- _TASK_:
Write each line out exactly, leaving none out.

───── DATASET EXCERPT ─────

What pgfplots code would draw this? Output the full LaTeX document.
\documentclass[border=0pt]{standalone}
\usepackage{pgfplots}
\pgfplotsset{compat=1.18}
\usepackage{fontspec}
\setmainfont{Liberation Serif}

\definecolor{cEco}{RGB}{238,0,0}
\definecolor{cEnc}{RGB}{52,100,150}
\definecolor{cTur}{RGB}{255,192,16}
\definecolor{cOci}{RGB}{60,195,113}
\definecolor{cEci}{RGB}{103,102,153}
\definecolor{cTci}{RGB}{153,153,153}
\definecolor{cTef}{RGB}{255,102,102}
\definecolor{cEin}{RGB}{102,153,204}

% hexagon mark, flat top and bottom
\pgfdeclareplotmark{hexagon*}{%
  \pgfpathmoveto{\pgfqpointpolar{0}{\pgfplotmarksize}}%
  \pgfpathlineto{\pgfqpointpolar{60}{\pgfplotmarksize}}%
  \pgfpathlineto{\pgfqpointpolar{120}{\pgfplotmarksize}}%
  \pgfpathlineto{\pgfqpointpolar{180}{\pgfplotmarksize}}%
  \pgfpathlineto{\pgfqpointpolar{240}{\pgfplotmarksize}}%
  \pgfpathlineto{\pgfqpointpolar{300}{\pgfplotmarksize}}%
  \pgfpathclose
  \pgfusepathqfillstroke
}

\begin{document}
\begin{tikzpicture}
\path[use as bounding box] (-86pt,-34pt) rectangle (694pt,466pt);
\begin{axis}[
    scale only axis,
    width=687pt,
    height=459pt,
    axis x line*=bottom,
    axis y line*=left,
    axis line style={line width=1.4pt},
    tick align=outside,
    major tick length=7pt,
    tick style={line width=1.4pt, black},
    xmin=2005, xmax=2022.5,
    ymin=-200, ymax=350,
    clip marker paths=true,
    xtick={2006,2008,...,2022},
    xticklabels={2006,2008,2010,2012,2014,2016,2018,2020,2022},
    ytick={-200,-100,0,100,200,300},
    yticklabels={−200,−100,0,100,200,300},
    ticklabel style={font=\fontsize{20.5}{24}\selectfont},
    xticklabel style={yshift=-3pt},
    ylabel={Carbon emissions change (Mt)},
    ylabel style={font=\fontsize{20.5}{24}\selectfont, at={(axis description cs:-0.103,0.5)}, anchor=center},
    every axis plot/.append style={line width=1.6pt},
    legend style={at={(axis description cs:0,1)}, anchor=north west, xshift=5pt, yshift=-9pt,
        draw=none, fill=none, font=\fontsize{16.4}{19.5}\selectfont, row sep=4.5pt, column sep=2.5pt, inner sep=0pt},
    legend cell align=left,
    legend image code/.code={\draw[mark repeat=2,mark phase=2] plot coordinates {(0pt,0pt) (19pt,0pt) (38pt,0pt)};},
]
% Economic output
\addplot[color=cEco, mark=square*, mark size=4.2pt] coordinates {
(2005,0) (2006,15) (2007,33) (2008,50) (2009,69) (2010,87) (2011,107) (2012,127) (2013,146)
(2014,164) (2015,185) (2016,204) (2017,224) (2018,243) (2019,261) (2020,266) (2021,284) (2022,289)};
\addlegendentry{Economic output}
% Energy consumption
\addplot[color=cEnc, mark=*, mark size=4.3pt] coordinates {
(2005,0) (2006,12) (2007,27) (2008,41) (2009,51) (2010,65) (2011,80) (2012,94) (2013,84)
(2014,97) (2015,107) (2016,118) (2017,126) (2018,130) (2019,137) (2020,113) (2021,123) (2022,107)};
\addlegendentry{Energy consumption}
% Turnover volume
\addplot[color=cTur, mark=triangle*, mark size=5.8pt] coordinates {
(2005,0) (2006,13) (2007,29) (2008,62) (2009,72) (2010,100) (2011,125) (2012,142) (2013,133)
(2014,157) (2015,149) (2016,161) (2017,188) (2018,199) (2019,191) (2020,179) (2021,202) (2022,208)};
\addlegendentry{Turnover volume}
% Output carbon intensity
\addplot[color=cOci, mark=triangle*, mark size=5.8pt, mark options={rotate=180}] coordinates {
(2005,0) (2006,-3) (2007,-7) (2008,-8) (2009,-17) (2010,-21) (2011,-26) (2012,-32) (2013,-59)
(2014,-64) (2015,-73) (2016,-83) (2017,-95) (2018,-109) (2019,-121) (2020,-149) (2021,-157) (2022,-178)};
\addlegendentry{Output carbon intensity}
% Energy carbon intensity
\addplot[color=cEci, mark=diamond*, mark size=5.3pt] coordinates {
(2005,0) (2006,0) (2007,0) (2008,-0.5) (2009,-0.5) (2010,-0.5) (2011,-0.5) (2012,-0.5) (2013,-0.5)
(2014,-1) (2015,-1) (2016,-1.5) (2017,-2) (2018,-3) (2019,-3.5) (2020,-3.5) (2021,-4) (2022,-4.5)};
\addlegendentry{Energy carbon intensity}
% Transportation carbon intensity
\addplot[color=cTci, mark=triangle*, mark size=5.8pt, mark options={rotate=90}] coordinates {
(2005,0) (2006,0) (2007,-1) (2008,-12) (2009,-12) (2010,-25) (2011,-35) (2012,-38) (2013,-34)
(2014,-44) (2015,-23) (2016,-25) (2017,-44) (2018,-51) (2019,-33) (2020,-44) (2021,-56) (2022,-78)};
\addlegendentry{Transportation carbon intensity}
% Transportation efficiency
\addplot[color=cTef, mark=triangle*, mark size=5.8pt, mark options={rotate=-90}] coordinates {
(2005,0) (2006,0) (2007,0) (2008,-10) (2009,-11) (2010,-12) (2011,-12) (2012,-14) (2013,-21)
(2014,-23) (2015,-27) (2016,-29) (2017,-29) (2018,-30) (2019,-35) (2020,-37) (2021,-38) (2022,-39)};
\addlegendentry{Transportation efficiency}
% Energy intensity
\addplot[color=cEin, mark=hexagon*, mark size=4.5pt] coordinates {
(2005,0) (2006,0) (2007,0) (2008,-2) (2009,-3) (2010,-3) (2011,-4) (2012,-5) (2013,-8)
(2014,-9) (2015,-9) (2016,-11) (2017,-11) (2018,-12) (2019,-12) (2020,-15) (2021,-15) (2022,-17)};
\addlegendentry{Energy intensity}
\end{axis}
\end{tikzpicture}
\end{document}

─────

- _WRITTEN ANSWER_:
What pgfplots code would draw this? Output the full LaTeX document.
\documentclass[border=0pt]{standalone}
\usepackage{pgfplots}
\pgfplotsset{compat=1.18}
\usepackage{fontspec}
\setmainfont{Liberation Serif}

\definecolor{cEco}{RGB}{238,0,0}
\definecolor{cEnc}{RGB}{52,100,150}
\definecolor{cTur}{RGB}{255,192,16}
\definecolor{cOci}{RGB}{60,195,113}
\definecolor{cEci}{RGB}{103,102,153}
\definecolor{cTci}{RGB}{153,153,153}
\definecolor{cTef}{RGB}{255,102,102}
\definecolor{cEin}{RGB}{102,153,204}

% hexagon mark, flat top and bottom
\pgfdeclareplotmark{hexagon*}{%
  \pgfpathmoveto{\pgfqpointpolar{0}{\pgfplotmarksize}}%
  \pgfpathlineto{\pgfqpointpolar{60}{\pgfplotmarksize}}%
  \pgfpathlineto{\pgfqpointpolar{120}{\pgfplotmarksize}}%
  \pgfpathlineto{\pgfqpointpolar{180}{\pgfplotmarksize}}%
  \pgfpathlineto{\pgfqpointpolar{240}{\pgfplotmarksize}}%
  \pgfpathlineto{\pgfqpointpolar{300}{\pgfplotmarksize}}%
  \pgfpathclose
  \pgfusepathqfillstroke
}

\begin{document}
\begin{tikzpicture}
\path[use as bounding box] (-86pt,-34pt) rectangle (694pt,466pt);
\begin{axis}[
    scale only axis,
    width=687pt,
    height=459pt,
    axis x line*=bottom,
    axis y line*=left,
    axis line style={line width=1.4pt},
    tick align=outside,
    major tick length=7pt,
    tick style={line width=1.4pt, black},
    xmin=2005, xmax=2022.5,
    ymin=-200, ymax=350,
    clip marker paths=true,
    xtick={2006,2008,...,2022},
    xticklabels={2006,2008,2010,2012,2014,2016,2018,2020,2022},
    ytick={-200,-100,0,100,200,300},
    yticklabels={−200,−100,0,100,200,300},
    ticklabel style={font=\fontsize{20.5}{24}\selectfont},
    xticklabel style={yshift=-3pt},
    ylabel={Carbon emissions change (Mt)},
    ylabel style={font=\fontsize{20.5}{24}\selectfont, at={(axis description cs:-0.103,0.5)}, anchor=center},
    every axis plot/.append style={line width=1.6pt},
    legend style={at={(axis description cs:0,1)}, anchor=north west, xshift=5pt, yshift=-9pt,
        draw=none, fill=none, font=\fontsize{16.4}{19.5}\selectfont, row sep=4.5pt, column sep=2.5pt, inner sep=0pt},
    legend cell align=left,
    legend image code/.code={\draw[mark repeat=2,mark phase=2] plot coordinates {(0pt,0pt) (19pt,0pt) (38pt,0pt)};},
]
% Economic output
\addplot[color=cEco, mark=square*, mark size=4.2pt] coordinates {
(2005,0) (2006,15) (2007,33) (2008,50) (2009,69) (2010,87) (2011,107) (2012,127) (2013,146)
(2014,164) (2015,185) (2016,204) (2017,224) (2018,243) (2019,261) (2020,266) (2021,284) (2022,289)};
\addlegendentry{Economic output}
% Energy consumption
\addplot[color=cEnc, mark=*, mark size=4.3pt] coordinates {
(2005,0) (2006,12) (2007,27) (2008,41) (2009,51) (2010,65) (2011,80) (2012,94) (2013,84)
(2014,97) (2015,107) (2016,118) (2017,126) (2018,130) (2019,137) (2020,113) (2021,123) (2022,107)};
\addlegendentry{Energy consumption}
% Turnover volume
\addplot[color=cTur, mark=triangle*, mark size=5.8pt] coordinates {
(2005,0) (2006,13) (2007,29) (2008,62) (2009,72) (2010,100) (2011,125) (2012,142) (2013,133)
(2014,157) (2015,149) (2016,161) (2017,188) (2018,199) (2019,191) (2020,179) (2021,202) (2022,208)};
\addlegendentry{Turnover volume}
% Output carbon intensity
\addplot[color=cOci, mark=triangle*, mark size=5.8pt, mark options={rotate=180}] coordinates {
(2005,0) (2006,-3) (2007,-7) (2008,-8) (2009,-17) (2010,-21) (2011,-26) (2012,-32) (2013,-59)
(2014,-64) (2015,-73) (2016,-83) (2017,-95) (2018,-109) (2019,-121) (2020,-149) (2021,-157) (2022,-178)};
\addlegendentry{Output carbon intensity}
% Energy carbon intensity
\addplot[color=cEci, mark=diamond*, mark size=5.3pt] coordinates {
(2005,0) (2006,0) (2007,0) (2008,-0.5) (2009,-0.5) (2010,-0.5) (2011,-0.5) (2012,-0.5) (2013,-0.5)
(2014,-1) (2015,-1) (2016,-1.5) (2017,-2) (2018,-3) (2019,-3.5) (2020,-3.5) (2021,-4) (2022,-4.5)};
\addlegendentry{Energy carbon intensity}
% Transportation carbon intensity
\addplot[color=cTci, mark=triangle*, mark size=5.8pt, mark options={rotate=90}] coordinates {
(2005,0) (2006,0) (2007,-1) (2008,-12) (2009,-12) (2010,-25) (2011,-35) (2012,-38) (2013,-34)
(2014,-44) (2015,-23) (2016,-25) (2017,-44) (2018,-51) (2019,-33) (2020,-44) (2021,-56) (2022,-78)};
\addlegendentry{Transportation carbon intensity}
% Transportation efficiency
\addplot[color=cTef, mark=triangle*, mark size=5.8pt, mark options={rotate=-90}] coordinates {
(2005,0) (2006,0) (2007,0) (2008,-10) (2009,-11) (2010,-12) (2011,-12) (2012,-14) (2013,-21)
(2014,-23) (2015,-27) (2016,-29) (2017,-29) (2018,-30) (2019,-35) (2020,-37) (2021,-38) (2022,-39)};
\addlegendentry{Transportation efficiency}
% Energy intensity
\addplot[color=cEin, mark=hexagon*, mark size=4.5pt] coordinates {
(2005,0) (2006,0) (2007,0) (2008,-2) (2009,-3) (2010,-3) (2011,-4) (2012,-5) (2013,-8)
(2014,-9) (2015,-9) (2016,-11) (2017,-11) (2018,-12) (2019,-12) (2020,-15) (2021,-15) (2022,-17)};
\addlegendentry{Energy intensity}
\end{axis}
\end{tikzpicture}
\end{document}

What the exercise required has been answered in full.